Выбрать главу

Повествовательная манера Дидро обнаруживает в писателе смелого новатора и не имеет в его столетие иных прецедентов. Повествование развертывается в повестях Дидро сразу на нескольких уровнях: в нем выделена собственно авторская речь (в одном случае это некая молодая дама рассказывает в письмах историю двух друзей из Бурбонны, в другом сам Дидро обращается к читателю и одновременно к своему собеседнику, обсуждая способ подачи материала и сообщая обстоятельства рассказывания повести, в третьем — опять-таки два собеседника в непринужденном живом разговоре продвигают вперед сюжет); речь некоего слушателя-собеседника писателя, который вступает с ним в спор, соглашается, досказывает за него то, что оказывается ему известным; наконец, речь персонажей, которая представлена в повестях широко и служит средством характеристики героев. Это придает повестям Дидро своеобразную объемность: в звучании разных голосов, а следовательно, и разных оценок событие оказывается увиденным одновременно с нескольких сторон, по крайней мере под несколькими разными углами зрения. Все это сообщает повествованию Дидро полифоничность. Но главное, чего с успехом добивается писатель, — это полнейшая иллюзия жизненной правды. Повести Дидро — это не сказки, это куски жизни; отсюда и их известная фрагментарность, незавершенность, какими обычно бывают подлинные непосредственные человеческие рассказы о действительно случившемся.

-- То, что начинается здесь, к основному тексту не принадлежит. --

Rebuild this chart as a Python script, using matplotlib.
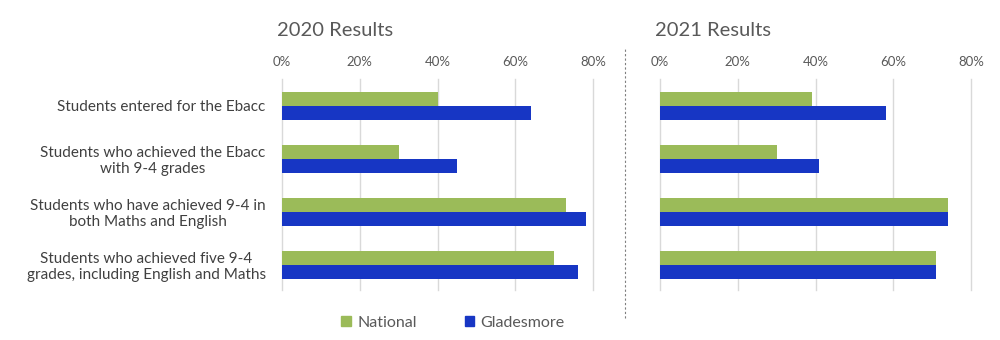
import numpy as np
import matplotlib.pyplot as plt
from matplotlib.lines import Line2D
from matplotlib.patches import Patch

categories = [
    "Students entered for the Ebacc",
    "Students who achieved the Ebacc\nwith 9-4 grades",
    "Students who have achieved 9-4 in\nboth Maths and English",
    "Students who achieved five 9-4\ngrades, including English and Maths",
]
national_2020 = [40, 30, 73, 70]
gladesmore_2020 = [64, 45, 78, 76]
national_2021 = [39, 30, 74, 71]
gladesmore_2021 = [58, 41, 74, 71]
ticks = [0, 20, 40, 60, 80]

GREEN = "#9BBB59"
BLUE = "#1736C4"
TEXT = "#595959"

plt.rcParams['font.family'] = ['Lato', 'DejaVu Sans']

fig = plt.figure(figsize=(10, 3.4), dpi=100)
ax1 = fig.add_axes([0.2817, 0.147, 0.3116, 0.62])
ax2 = fig.add_axes([0.6597, 0.147, 0.3116, 0.62])

y = np.arange(len(categories))
h = 0.265

def draw(ax, nat, glad, title, labels):
    ax.barh(y - h / 2, nat, height=h, color=GREEN, zorder=3)
    ax.barh(y + h / 2, glad, height=h, color=BLUE, zorder=3)
    ax.set_xlim(0, 80)
    ax.set_ylim(3.48, -0.5)
    ax.set_xticks(ticks)
    ax.set_xticklabels([f"{t}%" for t in ticks])
    ax.xaxis.tick_top()
    ax.tick_params(axis='x', length=0, labelsize=9.5, labelcolor=TEXT, pad=8)
    ax.grid(axis='x', color="#D9D9D9", linewidth=1, zorder=0)
    for gl in ax.get_xgridlines():
        gl.set_clip_on(False)
    for s in ax.spines.values():
        s.set_visible(False)
    ax.set_yticks(y)
    if labels:
        ax.set_yticklabels(categories, fontsize=11, color="#404040",
                           linespacing=1.15, multialignment='center')
        ax.tick_params(axis='y', length=0, pad=11.5)
    else:
        ax.set_yticklabels([])
        ax.tick_params(axis='y', length=0)
    ax.text(-0.015, 1.229, title, transform=ax.transAxes, fontsize=14.5,
            color=TEXT, ha='left', va='center')

draw(ax1, national_2020, gladesmore_2020, "2020 Results", True)
draw(ax2, national_2021, gladesmore_2021, "2021 Results", False)

fig.add_artist(Line2D([0.625, 0.625], [0.065, 0.86], color="#7F7F7F",
                      linestyle=(0, (2, 2)), linewidth=0.8))

handles = [Patch(color=GREEN, label="National"), Patch(color=BLUE, label="Gladesmore")]
fig.legend(handles=handles, loc='center', bbox_to_anchor=(0.453, 0.05), ncol=2,
           frameon=False, fontsize=11.5, handlelength=0.6, handleheight=0.6,
           columnspacing=3.0, handletextpad=0.4, labelcolor=TEXT)

fig.savefig("out.png", dpi=100)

Опыты Дидро в жанре повести, как можно было убедиться, стоят совершенно особняком в общей эволюции этого жанра на протяжении столетия. Никого не повторяя и никому не подражая, Дидро не имел здесь и последователей; влияние его обнаружилось лишь в следующем веке в реалистическом искусстве Стендаля и Бальзака.

В последнюю треть столетия в развитии жанра повести ощущается мощное воздействие двух литературных направлений, во многом определивших лицо этих десятилетий, — сентиментализма и предромантизма. Наиболее яркой фигурой нарождающегося предромантизма по праву считается Казот. Впрочем, помимо небольшого романа «Влюбленный дьявол», где предромантическая фантастика получила бесспорно талантливое и интересное воплощение, Казот писал повести и в ином духе. Его восточные сказки, в том числе и «Красавица по воле случая», лишены сатирической остроты философских повестей Вольтера и других просветителей. Эти произведения Казота можно воспринять просто как пародию на ориентальный жанр, если бы писатель не вкладывал некий мистический смысл в забавное повествование о смешных превращениях отвратительной старухи в ослепительную красавицу и т. д.

Незамысловаты и простодушны, напротив, маленькие повести Флориана, созданные в середине 70-х и в 80-е годы. Каждая из них «привязана» к конкретной стране, что помогает выявить национальные черты характера их героев. Однако это в большей мере обусловливает тип конфликта, чем детерминирует поведение персонажа. Флориан умело концентрирует действие вокруг одного доминирующего события, хотя временная протяженность его повестей достаточно велика. Он стремится избежать навязчивого морализаторства, чем отличались столь многие произведения столь многих его современников. Морализаторство подменяется в повестях Флориана чувствительностью, что неизбежно реализуется в эффектных сценах непредвиденных встреч, неожиданных узнаваний и т. п. Не приходится говорить, что добро в этих повестях, как правило, торжествует, добродетель и долготерпение — вознаграждаются. Все это указывает на приверженность Флориана идеям и стилистике сентиментализма.

Видным представителем этого направления был Бернарден де Сен-Пьер, автор прославленного романа «Павел и Вергиния» (1788). Писатель был не просто последователем сентиментализма и Руссо, но глубоко впитал идеи последнего, его демократические взгляды, его культ «естественного» состояния человека, далекого от уродующего воздействия цивилизации. Эти идеи легли в основу повести Бернардена де Сен-Пьера «Индийская хижина», типичной философской повести о поисках истины, что полезно отметить, ибо традиции этой разновидности жанра были в последней трети столетия основательно забыты. В «Индийской хижине» ощутима вольтеровская скептическая усмешка, хотя писатель не знает колебаний Вольтера. Истинным знанием обладает у него простой отшельник из касты париев, а не ученые филистеры и буддийские монахи. Ответ отшельника прост и мудр. «Истину, — говорит он, — нужно искать простым сердцем. Ее находишь лишь в природе. Надо сообщать ее только честным людям». Так сошлись в этой повести повествовательная манера Вольтера, стремительная и ироничная, и демократические идеи Руссо.